> [Problem to solve]: Can you write out all the lines word for word, with no pictures?

··· Information supplied ···

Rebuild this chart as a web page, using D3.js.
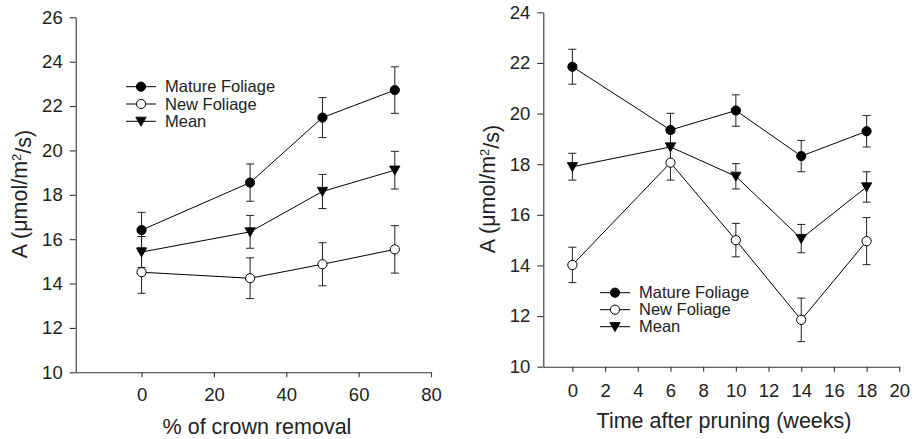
<!DOCTYPE html>
<html><head><meta charset="utf-8">
<script src="https://cdn.jsdelivr.net/npm/d3@7"></script>
<style>
body{margin:0;background:#fff;}
svg{display:block;font-family:"Liberation Sans",Arial,Helvetica,sans-serif;}
</style></head><body>
<svg id="c" width="916" height="439"></svg>
<script>
// Left panel: % of crown removal
const crownX = [0, 30, 50, 70];
const crownMature = [16.41, 18.55, 21.48, 22.72];
const crownMatureErr = [0.8, 0.84, 0.9, 1.05];
const crownNew = [14.51, 14.24, 14.87, 15.54];
const crownNewErr = [0.95, 0.92, 0.97, 1.07];
const crownMean = [15.42, 16.33, 18.15, 19.11];
const crownMeanErr = [0.7, 0.74, 0.77, 0.85];
const crownXTicks = [0, 20, 40, 60, 80];
const crownYTicks = [10, 12, 14, 16, 18, 20, 22, 24, 26];

// Right panel: time after pruning
const weeksX = [0, 6, 10, 14, 18];
const weeksMature = [21.85, 19.35, 20.12, 18.32, 19.3];
const weeksMatureErr = [0.69, 0.66, 0.62, 0.62, 0.62];
const weeksNew = [14.02, 18.06, 15.0, 11.85, 14.96];
const weeksNewErr = [0.7, 0.69, 0.66, 0.86, 0.93];
const weeksMean = [17.9, 18.68, 17.52, 15.06, 17.1];
const weeksMeanErr = [0.53, 0.55, 0.5, 0.56, 0.6];
const weeksXTicks = [0, 2, 4, 6, 8, 10, 12, 14, 16, 18, 20];
const weeksYTicks = [10, 12, 14, 16, 18, 20, 22, 24];

const seriesNames = ["Mature Foliage", "New Foliage", "Mean"];
const seriesStyle = ["filled", "open", "triangle"];

const svg = d3.select("#c");
const TXT = "#222";

function marker(g, type, x, y) {
  if (type === "triangle") {
    const s = 5.2;
    g.append("path")
      .attr("d", `M${x - s},${y - s * 0.8}L${x + s},${y - s * 0.8}L${x},${y + s * 0.95}Z`)
      .attr("fill", "#000").attr("stroke", "#000").attr("stroke-width", 0.8);
  } else {
    g.append("circle").attr("cx", x).attr("cy", y).attr("r", 4.6)
      .attr("fill", type === "filled" ? "#000" : "#fff")
      .attr("stroke", "#000").attr("stroke-width", 1);
  }
}

function panel(cfg) {
  const g = svg.append("g");
  const x = d3.scaleLinear().domain(cfg.xDomain).range(cfg.xRange);
  const y = d3.scaleLinear().domain(cfg.yDomain).range(cfg.yRange);

  const xa = g.append("g").attr("transform", `translate(0,${cfg.yRange[0]})`)
    .call(d3.axisBottom(x).tickValues(cfg.xTicks).tickSizeInner(5).tickSizeOuter(0).tickPadding(cfg.xPad));
  const ya = g.append("g").attr("transform", `translate(${cfg.xRange[0]},0)`)
    .call(d3.axisLeft(y).tickValues(cfg.yTicks).tickSizeInner(6).tickSizeOuter(0).tickPadding(7));
  [xa, ya].forEach(a => {
    a.selectAll("path,line").attr("stroke", "#333").attr("stroke-width", 1.1);
    a.selectAll("text").attr("fill", TXT).style("font-size", "18.5px");
  });

  const series = [
    {v: cfg.mature, e: cfg.matureErr, t: "filled"},
    {v: cfg.newF, e: cfg.newErr, t: "open"},
    {v: cfg.mean, e: cfg.meanErr, t: "triangle"}
  ];
  const line = d3.line().x((d, i) => x(cfg.xs[i])).y(d => y(d));
  // error bars
  series.forEach(s => {
    s.v.forEach((v, i) => {
      const cx = x(cfg.xs[i]);
      const y1 = y(v + s.e[i]), y2 = y(v - s.e[i]);
      g.append("line").attr("x1", cx).attr("x2", cx).attr("y1", y1).attr("y2", y2)
        .attr("stroke", "#222").attr("stroke-width", 1);
      [y1, y2].forEach(yy => g.append("line").attr("x1", cx - 4).attr("x2", cx + 4)
        .attr("y1", yy).attr("y2", yy).attr("stroke", "#222").attr("stroke-width", 1));
    });
  });
  series.forEach(s => {
    g.append("path").attr("d", line(s.v)).attr("fill", "none")
      .attr("stroke", "#000").attr("stroke-width", 1);
  });
  series.forEach(s => {
    s.v.forEach((v, i) => marker(g, s.t, x(cfg.xs[i]), y(v)));
  });

  // legend
  seriesNames.forEach((n, i) => {
    const ly = cfg.legY + i * cfg.legStep;
    g.append("line").attr("x1", cfg.legX).attr("x2", cfg.legX + 30)
      .attr("y1", ly).attr("y2", ly).attr("stroke", "#000").attr("stroke-width", 1);
    marker(g, seriesStyle[i], cfg.legX + 15, ly);
    g.append("text").attr("x", cfg.legX + 39).attr("y", ly).attr("dy", "0.35em")
      .attr("fill", TXT).style("font-size", "16.5px").text(n);
  });

  // axis titles
  g.append("text").attr("x", cfg.xTitleX).attr("y", cfg.xTitleY).attr("text-anchor", "middle")
    .attr("fill", TXT).style("font-size", "21.5px").text(cfg.xTitle);
  const yt = g.append("text").attr("transform", `translate(${cfg.yTitleX},${cfg.yTitleY}) rotate(-90)`)
    .attr("text-anchor", "middle").attr("fill", TXT).style("font-size", "21.5px");
  yt.append("tspan").text("A (μmol/m");
  yt.append("tspan").attr("dy", "-0.45em").style("font-size", "13px").text("2");
  yt.append("tspan").attr("dy", "0.45em").text("/s)");
}

panel({
  xDomain: [-18.2, 80], xRange: [75.7, 431],
  yDomain: [10, 26], yRange: [372.3, 17.3],
  xTicks: crownXTicks, yTicks: crownYTicks, xPad: 11,
  xs: crownX,
  mature: crownMature, matureErr: crownMatureErr,
  newF: crownNew, newErr: crownNewErr,
  mean: crownMean, meanErr: crownMeanErr,
  legX: 126, legY: 86.7, legStep: 17.3,
  xTitle: "% of crown removal", xTitleX: 257, xTitleY: 434,
  yTitleX: 27, yTitleY: 194
});

panel({
  xDomain: [-1.78, 20], xRange: [543.3, 899.3],
  yDomain: [10, 24], yRange: [366.7, 12.3],
  xTicks: weeksXTicks, yTicks: weeksYTicks, xPad: 12,
  xs: weeksX,
  mature: weeksMature, matureErr: weeksMatureErr,
  newF: weeksNew, newErr: weeksNewErr,
  mean: weeksMean, meanErr: weeksMeanErr,
  legX: 600, legY: 292.7, legStep: 17,
  xTitle: "Time after pruning (weeks)", xTitleX: 724, xTitleY: 428,
  yTitleX: 495, yTitleY: 189
});
</script>
</body></html>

···

> [Task response]:
Rebuild this chart as a web page, using D3.js.
<!DOCTYPE html>
<html><head><meta charset="utf-8">
<script src="https://cdn.jsdelivr.net/npm/d3@7"></script>
<style>
body{margin:0;background:#fff;}
svg{display:block;font-family:"Liberation Sans",Arial,Helvetica,sans-serif;}
</style></head><body>
<svg id="c" width="916" height="439"></svg>
<script>
// Left panel: % of crown removal
const crownX = [0, 30, 50, 70];
const crownMature = [16.41, 18.55, 21.48, 22.72];
const crownMatureErr = [0.8, 0.84, 0.9, 1.05];
const crownNew = [14.51, 14.24, 14.87, 15.54];
const crownNewErr = [0.95, 0.92, 0.97, 1.07];
const crownMean = [15.42, 16.33, 18.15, 19.11];
const crownMeanErr = [0.7, 0.74, 0.77, 0.85];
const crownXTicks = [0, 20, 40, 60, 80];
const crownYTicks = [10, 12, 14, 16, 18, 20, 22, 24, 26];

// Right panel: time after pruning
const weeksX = [0, 6, 10, 14, 18];
const weeksMature = [21.85, 19.35, 20.12, 18.32, 19.3];
const weeksMatureErr = [0.69, 0.66, 0.62, 0.62, 0.62];
const weeksNew = [14.02, 18.06, 15.0, 11.85, 14.96];
const weeksNewErr = [0.7, 0.69, 0.66, 0.86, 0.93];
const weeksMean = [17.9, 18.68, 17.52, 15.06, 17.1];
const weeksMeanErr = [0.53, 0.55, 0.5, 0.56, 0.6];
const weeksXTicks = [0, 2, 4, 6, 8, 10, 12, 14, 16, 18, 20];
const weeksYTicks = [10, 12, 14, 16, 18, 20, 22, 24];

const seriesNames = ["Mature Foliage", "New Foliage", "Mean"];
const seriesStyle = ["filled", "open", "triangle"];

const svg = d3.select("#c");
const TXT = "#222";

function marker(g, type, x, y) {
  if (type === "triangle") {
    const s = 5.2;
    g.append("path")
      .attr("d", `M${x - s},${y - s * 0.8}L${x + s},${y - s * 0.8}L${x},${y + s * 0.95}Z`)
      .attr("fill", "#000").attr("stroke", "#000").attr("stroke-width", 0.8);
  } else {
    g.append("circle").attr("cx", x).attr("cy", y).attr("r", 4.6)
      .attr("fill", type === "filled" ? "#000" : "#fff")
      .attr("stroke", "#000").attr("stroke-width", 1);
  }
}

function panel(cfg) {
  const g = svg.append("g");
  const x = d3.scaleLinear().domain(cfg.xDomain).range(cfg.xRange);
  const y = d3.scaleLinear().domain(cfg.yDomain).range(cfg.yRange);

  const xa = g.append("g").attr("transform", `translate(0,${cfg.yRange[0]})`)
    .call(d3.axisBottom(x).tickValues(cfg.xTicks).tickSizeInner(5).tickSizeOuter(0).tickPadding(cfg.xPad));
  const ya = g.append("g").attr("transform", `translate(${cfg.xRange[0]},0)`)
    .call(d3.axisLeft(y).tickValues(cfg.yTicks).tickSizeInner(6).tickSizeOuter(0).tickPadding(7));
  [xa, ya].forEach(a => {
    a.selectAll("path,line").attr("stroke", "#333").attr("stroke-width", 1.1);
    a.selectAll("text").attr("fill", TXT).style("font-size", "18.5px");
  });

  const series = [
    {v: cfg.mature, e: cfg.matureErr, t: "filled"},
    {v: cfg.newF, e: cfg.newErr, t: "open"},
    {v: cfg.mean, e: cfg.meanErr, t: "triangle"}
  ];
  const line = d3.line().x((d, i) => x(cfg.xs[i])).y(d => y(d));
  // error bars
  series.forEach(s => {
    s.v.forEach((v, i) => {
      const cx = x(cfg.xs[i]);
      const y1 = y(v + s.e[i]), y2 = y(v - s.e[i]);
      g.append("line").attr("x1", cx).attr("x2", cx).attr("y1", y1).attr("y2", y2)
        .attr("stroke", "#222").attr("stroke-width", 1);
      [y1, y2].forEach(yy => g.append("line").attr("x1", cx - 4).attr("x2", cx + 4)
        .attr("y1", yy).attr("y2", yy).attr("stroke", "#222").attr("stroke-width", 1));
    });
  });
  series.forEach(s => {
    g.append("path").attr("d", line(s.v)).attr("fill", "none")
      .attr("stroke", "#000").attr("stroke-width", 1);
  });
  series.forEach(s => {
    s.v.forEach((v, i) => marker(g, s.t, x(cfg.xs[i]), y(v)));
  });

  // legend
  seriesNames.forEach((n, i) => {
    const ly = cfg.legY + i * cfg.legStep;
    g.append("line").attr("x1", cfg.legX).attr("x2", cfg.legX + 30)
      .attr("y1", ly).attr("y2", ly).attr("stroke", "#000").attr("stroke-width", 1);
    marker(g, seriesStyle[i], cfg.legX + 15, ly);
    g.append("text").attr("x", cfg.legX + 39).attr("y", ly).attr("dy", "0.35em")
      .attr("fill", TXT).style("font-size", "16.5px").text(n);
  });

  // axis titles
  g.append("text").attr("x", cfg.xTitleX).attr("y", cfg.xTitleY).attr("text-anchor", "middle")
    .attr("fill", TXT).style("font-size", "21.5px").text(cfg.xTitle);
  const yt = g.append("text").attr("transform", `translate(${cfg.yTitleX},${cfg.yTitleY}) rotate(-90)`)
    .attr("text-anchor", "middle").attr("fill", TXT).style("font-size", "21.5px");
  yt.append("tspan").text("A (μmol/m");
  yt.append("tspan").attr("dy", "-0.45em").style("font-size", "13px").text("2");
  yt.append("tspan").attr("dy", "0.45em").text("/s)");
}

panel({
  xDomain: [-18.2, 80], xRange: [75.7, 431],
  yDomain: [10, 26], yRange: [372.3, 17.3],
  xTicks: crownXTicks, yTicks: crownYTicks, xPad: 11,
  xs: crownX,
  mature: crownMature, matureErr: crownMatureErr,
  newF: crownNew, newErr: crownNewErr,
  mean: crownMean, meanErr: crownMeanErr,
  legX: 126, legY: 86.7, legStep: 17.3,
  xTitle: "% of crown removal", xTitleX: 257, xTitleY: 434,
  yTitleX: 27, yTitleY: 194
});

panel({
  xDomain: [-1.78, 20], xRange: [543.3, 899.3],
  yDomain: [10, 24], yRange: [366.7, 12.3],
  xTicks: weeksXTicks, yTicks: weeksYTicks, xPad: 12,
  xs: weeksX,
  mature: weeksMature, matureErr: weeksMatureErr,
  newF: weeksNew, newErr: weeksNewErr,
  mean: weeksMean, meanErr: weeksMeanErr,
  legX: 600, legY: 292.7, legStep: 17,
  xTitle: "Time after pruning (weeks)", xTitleX: 724, xTitleY: 428,
  yTitleX: 495, yTitleY: 189
});
</script>
</body></html>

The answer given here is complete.